Saturday, February 19, 2005

The afformentioned Software post(Part I)

What Makes Good Software Good (and, by implication, what makes bad software bad) Part I
Yes, this is a geeky post, however I promise there's nothing technical and the concepts herein are relevent to everyone who uses a computer.
First here's the post that inspired this one wherein you can read how the real mission of software is to get its users laid. Who knew?
I also should note that I'm almost sure any originally you'll find here is utterly unintentional. I read a lot about software and all of this has been said by people much much smarter than I. However, I think there's value in 1) exposing other people to them and 2) collecting ideas from diverse sources into a cohensive account of "good software."
I was going to do this as on big post
but I think it will be better (for me) if I trickle them out every day and maybe make them a little more in depth than I originally planed
Principle I: good software does stuff
Software is a tool. People use tools to make their life easier. Ergo software should make people's lives easier. Whether it automates a task, facilatates communication, provides information, or enables creation, software accomplishes goals more quickly and easy than they can be accomplished without it. Therefore, no matter how many buzzword features you stuff into you program, if people can't do anything with it, it's worthless.

Corrallary to Principle I: good software does one thing (and only one thing) really really well.
This idea is grounded in the philosphy of unix programmers.
"one thing" can be interperted fairly boardly as a set of closely interelated tasks. Any attempt to make it do more than one thing will invariably scrafice depth for breadth. Even if you have your central task well defined and beautifully implemented, making it do more will at best, result in a crappy implementation of the additonal features and at worst, actively take away from what the program really ought to do.
When I was thinking about this post a well know law came to mind. I just realized it's by the author of the the above, which says "every program expands until it can read mail." There seems to be this notion in the software world that a program must be the only program anyone uses and therefore do everything.
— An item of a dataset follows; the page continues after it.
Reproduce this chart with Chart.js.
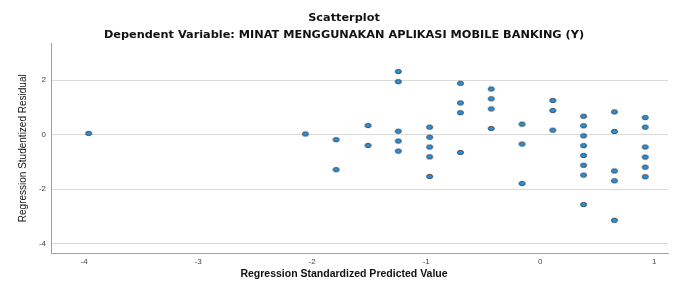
<!DOCTYPE html>
<html>
<head>
<meta charset="utf-8">
<script src="https://cdn.jsdelivr.net/npm/chart.js@4/dist/chart.umd.min.js"></script>
<style>
  html, body { margin: 0; padding: 0; background: #ffffff; }
  #c { display: block; }
</style>
</head>
<body>
<canvas id="c" width="674" height="282"></canvas>
<script>
// ---- data ----
const xValues = [-3.96, -2.06, -1.79, -1.79, -1.51, -1.51,
  -1.245, -1.245, -1.245, -1.245, -1.245,
  -0.97, -0.97, -0.97, -0.97, -0.97,
  -0.70, -0.70, -0.70, -0.70,
  -0.43, -0.43, -0.43, -0.43,
  -0.16, -0.16, -0.16,
  0.11, 0.11, 0.11,
  0.38, 0.38, 0.38, 0.38, 0.38, 0.38, 0.38, 0.38,
  0.65, 0.65, 0.65, 0.65, 0.65,
  0.92, 0.92, 0.92, 0.92, 0.92, 0.92];
const yValues = [0.05, 0.03, -0.18, -1.28, 0.34, -0.39,
  2.32, 1.95, 0.13, -0.23, -0.60,
  0.28, -0.09, -0.45, -0.81, -1.53,
  1.89, 1.17, 0.81, -0.65,
  1.68, 1.32, 0.95, 0.23,
  0.39, -0.34, -1.79,
  1.26, 0.89, 0.17,
  0.68, 0.33, -0.04, -0.40, -0.76, -1.12, -1.48, -2.56,
  0.84, 0.12, -1.33, -1.69, -3.14,
  0.63, 0.28, -0.45, -0.82, -1.19, -1.54];
const xTicks = [-4, -3, -2, -1, 0, 1];
const yTicks = [-4, -2, 0, 2];
const xRange = [-4.29, 1.12];
const yRange = [-4.34, 3.35];
const titleLines = ['Scatterplot', 'Dependent Variable: MINAT MENGGUNAKAN APLIKASI MOBILE BANKING (Y)'];
const xAxisTitle = 'Regression Standardized Predicted Value';
const yAxisTitle = 'Regression Studentized Residual';

// ---- marker: small elliptical dot ----
function makeDot() {
  const c = document.createElement('canvas');
  c.width = 9; c.height = 7;
  const g = c.getContext('2d');
  g.beginPath();
  g.ellipse(4.5, 3.5, 3.0, 2.1, 0, 0, Math.PI * 2);
  g.fillStyle = '#2596e6';
  g.fill();
  g.lineWidth = 1;
  g.strokeStyle = '#2f3a46';
  g.stroke();
  return c;
}
const dot = makeDot();

const points = xValues.map((x, i) => ({ x: x, y: yValues[i] }));
const FONT = "'Liberation Sans', Arial, sans-serif";

new Chart(document.getElementById('c'), {
  type: 'scatter',
  data: {
    datasets: [{
      data: points,
      pointStyle: dot,
      pointRadius: 4,
      pointHoverRadius: 4
    }]
  },
  options: {
    responsive: false,
    animation: false,
    events: [],
    layout: { padding: { left: 20, right: 6, top: 0, bottom: 0 } },
    plugins: {
      legend: { display: false },
      tooltip: { enabled: false },
      title: {
        display: true,
        text: titleLines,
        color: '#111111',
        font: { family: "'DejaVu Sans', sans-serif", size: 11.3, weight: 'bold', lineHeight: 17 / 11.3 },
        padding: { top: 9.5, bottom: 0 }
      },
      subtitle: {
        display: true,
        position: 'bottom',
        text: xAxisTitle,
        color: '#111111',
        font: { family: FONT, size: 10.5, weight: 'bold', lineHeight: 1.2 },
        padding: { top: 0, bottom: 2 }
      }
    },
    scales: {
      x: {
        type: 'linear',
        min: xRange[0],
        max: xRange[1],
        afterBuildTicks: (axis) => { axis.ticks = xTicks.map(v => ({ value: v })); },
        afterFit: (s) => { s.height = 14.4; },
        grid: { display: false, drawTicks: false },
        border: { display: true, color: '#a0a0a0', width: 1 },
        ticks: {
          color: '#444444',
          font: { family: FONT, size: 8 },
          padding: 4,
          maxRotation: 0,
          autoSkip: false
        }
      },
      y: {
        type: 'linear',
        min: yRange[0],
        max: yRange[1],
        afterBuildTicks: (axis) => { axis.ticks = yTicks.map(v => ({ value: v })); },
        afterFit: (s) => { s.width = 31; },
        grid: { color: '#dadada', lineWidth: 1, drawTicks: false },
        border: { display: true, color: '#a0a0a0', width: 1 },
        ticks: {
          color: '#444444',
          font: { family: FONT, size: 8 },
          padding: 5,
          autoSkip: false
        },
        title: {
          display: true,
          text: yAxisTitle,
          color: '#111111',
          font: { family: FONT, size: 10 },
          padding: { top: -3, bottom: 0 }
        }
      }
    }
  }
});
</script>
</body>
</html>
At that point, it really doesn't do ANYTHING well. Adding additional "things" bloats the software, creates more opportunaty for bugs, and complicates the interface.
To give an example, I finally figured out why I don't like livejournal. It tries to be blogging software AND social networking software. Now blogging is clearly the primary function, yet it seems that the social networking features (and the related sense of "community") which feel totally tacked on and underdeveloped get all the emphasis.
The same argument applies to the people who say "facebook should have a blog." I'm sure it would be trival to add blogging capability, but it would be awlful because it would be thrown together and either no one would use it or people would use it, think that's what blogging software ought to be and the expectations of the market place will go down.
Note that the exception to this rule is program which are entirely independent, but can be combined to accomplish some new task or make some task easier. A trivial example is merging a complier and an editor to speed up the edit-test-debug cycle.